Secretary Eric Shinseki announced today that the Department of Veterans Affairs (VA) has provided $215 million in competitive funding to improve services specifically designed for veterans in rural and highly rural areas where health care is often many miles away.
“This funding signals a substantial expansion of services addressing the health care needs of our rural veterans,” Shinseki said. “These funds will allow VA to establish new outpatient clinics, expand collaborations with federal and community partners, accelerate the use of telemedicine deployment, explore innovate uses of technology, and fund innovative pilot programs.”
The projects were selected through a competitive process. The 21 Veterans Integrated Service Networks (VISNs), VA’s regional health care networks, and Veterans Health Administration Program Offices were each allowed to submit up to eight proposed projects.
Seventy-four programs were selected, based on methodology, feasibility, and intended impact on rural veterans. Many of these projects are either national in scope or affected multiple states and reflect the VA’s ambitious effort to improve access and quality of both physical and mental health care for veterans in geographically rural areas.
Access to quality health care is a challenge for all residents of America’s rural areas and VA has taken a proactive approach by creating an Office of Rural Health (ORH) in February 2007 to address the unique issues facing veterans who live far from the system’s medical centers.
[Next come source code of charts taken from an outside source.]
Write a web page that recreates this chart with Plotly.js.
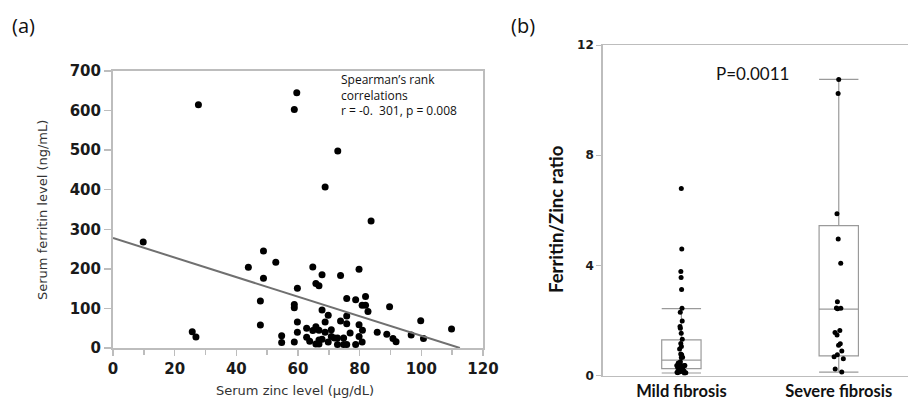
<!DOCTYPE html>
<html>
<head>
<meta charset="utf-8">
<script src="https://cdn.plot.ly/plotly-3.0.1.min.js"></script>
<style>html,body{margin:0;padding:0;background:#fff;}#chart{width:911px;height:403px;}</style>
</head>
<body>
<div id="chart"></div>
<script>
// Panel (a): serum zinc (µg/dL) vs serum ferritin (ng/mL)
const zinc = [9.8,25.7,26.9,27.7,59.6,58.8,43.9,48.8,52.8,48.8,47.8,47.8,54.7,54.7,58.8,59.8,58.8,58.8,59.8,59.8,
  83.7,64.8,67.8,65.8,66.8,73.8,79.8,75.8,78.7,81.9,80.8,81.9,82.7,89.7,67.8,69.8,75.8,68.8,73.8,75.8,
  79.8,99.8,109.8,62.8,65.8,64.8,66.8,68.8,70.8,76.9,80.9,85.7,88.8,90.8,91.8,96.7,100.7,62.8,63.8,67.8,
  66.8,65.8,66.8,69.8,70.8,71.8,72.8,74.8,72.8,74.8,75.8,78.7,79.8,80.8,72.9,68.8];
const ferritin = [268,41,28,615,645,603,204,245,217,176,119,58,31,14,15,151,110,102,66,40,
  321,205,185,163,157,183,199,125,122,130,108,108,92,104,96,83,81,66,68,61,
  59,69,48,50,54,44,45,40,46,38,45,40,35,24,16,33,24,27,17,22,
  20,10,10,15,29,25,25,25,9,9,9,9,29,15,498,407];
// regression line endpoints
const fitZinc = [0, 112.5];
const fitFerritin = [278, 0];
const spearmanLines = ['Spearman\u2019s rank', 'correlations', 'r = -0.  301, p = 0.008'];

// Panel (b): Ferritin/Zinc ratio by fibrosis group
const groups = ["Mild fibrosis", "Severe fibrosis"];
const mildRatio = [6.79,4.59,3.78,3.56,3.12,2.44,2.30,1.98,1.78,1.72,1.53,1.32,1.16,1.05,0.96,0.78,0.75,0.66,0.65,
  0.50,0.45,0.40,0.36,0.36,0.36,0.36,0.36,0.30,0.28,0.25,0.20,0.18,0.16,0.14,0.12,0.10,0.10,0.08];
const severeRatio = [10.75,10.24,5.87,4.96,4.08,2.68,2.44,2.42,2.45,1.63,1.56,1.47,1.15,1.10,0.89,0.75,0.68,0.61,0.24,0.13];
const boxQ1 = [0.25, 0.71];
const boxMedian = [0.56, 2.41];
const boxQ3 = [1.29, 5.44];
const boxLow = [0.09, 0.12];
const boxHigh = [2.43, 10.75];

const W = 911, H = 403;
const px = v => v / W, py = v => 1 - v / H;
const axisGray = '#bdbdbd';
const tickFontA = {family: 'DejaVu Sans', size: 15, weight: 'bold', color: '#1a1a1a'};

const traces = [
  {type: 'scatter', mode: 'markers', x: zinc, y: ferritin, xaxis: 'x', yaxis: 'y',
   marker: {color: '#000', size: 7}, hoverinfo: 'x+y'},
  {type: 'scatter', mode: 'lines', x: fitZinc, y: fitFerritin, xaxis: 'x', yaxis: 'y',
   line: {color: '#707070', width: 2}},
  {type: 'box', x: groups, q1: boxQ1, median: boxMedian, q3: boxQ3, lowerfence: boxLow, upperfence: boxHigh,
   xaxis: 'x2', yaxis: 'y2', boxpoints: false, width: 0.25, whiskerwidth: 1,
   line: {color: '#9a9a9a', width: 1.2}, fillcolor: 'rgba(0,0,0,0)'},
  {type: 'box', x: mildRatio.map(() => groups[0]), y: mildRatio, xaxis: 'x2', yaxis: 'y2',
   boxpoints: 'all', jitter: 0.3, pointpos: 0, width: 0.25,
   line: {color: 'rgba(0,0,0,0)', width: 0}, fillcolor: 'rgba(0,0,0,0)', marker: {color: '#000', size: 5}},
  {type: 'box', x: severeRatio.map(() => groups[1]), y: severeRatio, xaxis: 'x2', yaxis: 'y2',
   boxpoints: 'all', jitter: 0.3, pointpos: 0, width: 0.25,
   line: {color: 'rgba(0,0,0,0)', width: 0}, fillcolor: 'rgba(0,0,0,0)', marker: {color: '#000', size: 5}}
];

const layout = {
  width: W, height: H, showlegend: false,
  margin: {l: 0, r: 0, t: 0, b: 0},
  paper_bgcolor: '#fff', plot_bgcolor: '#fff',
  boxmode: 'overlay',
  xaxis: {domain: [px(113), px(483)], range: [0, 120], tickvals: [0,20,40,60,80,100,120],
    showgrid: false, zeroline: false, showline: true, linecolor: axisGray, linewidth: 2, mirror: true,
    ticks: 'outside', ticklen: 6, tickcolor: axisGray, tickwidth: 1.5,
    minor: {ticks: 'outside', dtick: 10, ticklen: 5, tickcolor: axisGray},
    tickfont: tickFontA, anchor: 'y'},
  yaxis: {domain: [py(348), py(71)], range: [0, 700], dtick: 100,
    showgrid: false, zeroline: false, showline: true, linecolor: axisGray, linewidth: 2, mirror: true,
    ticks: 'outside', ticklen: 7, tickcolor: axisGray, tickwidth: 1.5,
    tickfont: tickFontA, anchor: 'x'},
  xaxis2: {domain: [px(602.7), px(908)], range: [-0.5, 1.44], type: 'category',
    showgrid: false, zeroline: false, showline: true, linecolor: axisGray, linewidth: 1.5, mirror: true,
    ticks: '', tickfont: {family: 'Lato', size: 16.5, weight: 'bold', color: '#111'}, anchor: 'y2'},
  yaxis2: {domain: [py(375.5), py(45)], range: [0, 12], tickvals: [0,4,8,12],
    showgrid: false, zeroline: false, showline: true, linecolor: axisGray, linewidth: 1.5,
    ticks: 'outside', ticklen: 5, tickcolor: axisGray, tickwidth: 1,
    tickfont: {family: 'DejaVu Sans', size: 12, weight: 'bold', color: '#1a1a1a'}, anchor: 'x2'},
  annotations: [
    {text: spearmanLines.join('<br>'), xref: 'paper', yref: 'paper', x: px(339), y: py(94.5),
     xanchor: 'left', yanchor: 'middle', align: 'left',
     showarrow: false, font: {family: 'Open Sans', size: 12, color: '#111'}},
    {text: '(a)', xref: 'paper', yref: 'paper', x: px(10), y: py(25), xanchor: 'left', yanchor: 'middle',
     showarrow: false, font: {family: 'Open Sans', size: 20, color: '#111'}},
    {text: '(b)', xref: 'paper', yref: 'paper', x: px(509), y: py(25), xanchor: 'left', yanchor: 'middle',
     showarrow: false, font: {family: 'Open Sans', size: 20, color: '#111'}},
    {text: 'Serum ferritin level (ng/mL)', xref: 'paper', yref: 'paper', x: px(42), y: py(210), textangle: -90,
     xanchor: 'center', yanchor: 'middle', showarrow: false, font: {family: 'DejaVu Sans', size: 13, color: '#333'}},
    {text: 'Serum zinc level (\u03bcg/dL)', xref: 'paper', yref: 'paper', x: px(295), y: py(390),
     xanchor: 'center', yanchor: 'middle', showarrow: false, font: {family: 'DejaVu Sans', size: 13, color: '#333'}},
    {text: 'P=0.0011', xref: 'paper', yref: 'paper', x: px(752), y: py(73),
     xanchor: 'center', yanchor: 'middle', showarrow: false, font: {family: 'Lato', size: 17, color: '#111'}},
    {text: 'Ferritin/Zinc ratio', xref: 'paper', yref: 'paper', x: px(556), y: py(219), textangle: -90,
     xanchor: 'center', yanchor: 'middle', showarrow: false, font: {family: 'Lato', size: 18.5, weight: 'bold', color: '#111'}}
  ]
};

Plotly.newPlot('chart', traces, layout, {displayModeBar: false, staticPlot: true});
</script>
</body>
</html>
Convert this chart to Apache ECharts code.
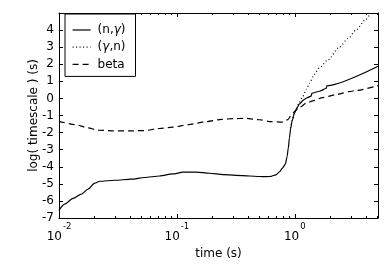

Since ORH’s inception, VA has opened three Veterans Rural Health Resource Centers to study rural veteran issues, rolled out four new mobile health clinics to serve 24 predominately rural counties, and announced 10 new rural outreach clinics to be opened this year.
Veterans groups and other advocates are very excited about the new projects, some of which sources tell us employ cutting edge technology to bring care right into the veterans’ home and connect health care providers to specialists across the nation. Many of the selected projects also embrace collaboration with private and public sector partners—something that is unfortunately atypical in federal government.
VA sources are also quick to assert that this funding is not a case of simply throwing money at a problem and that no one should expect their project to receive continued funding if it doesn’t work. They promise to expand those that prove to be effective and end any that cannot produce results.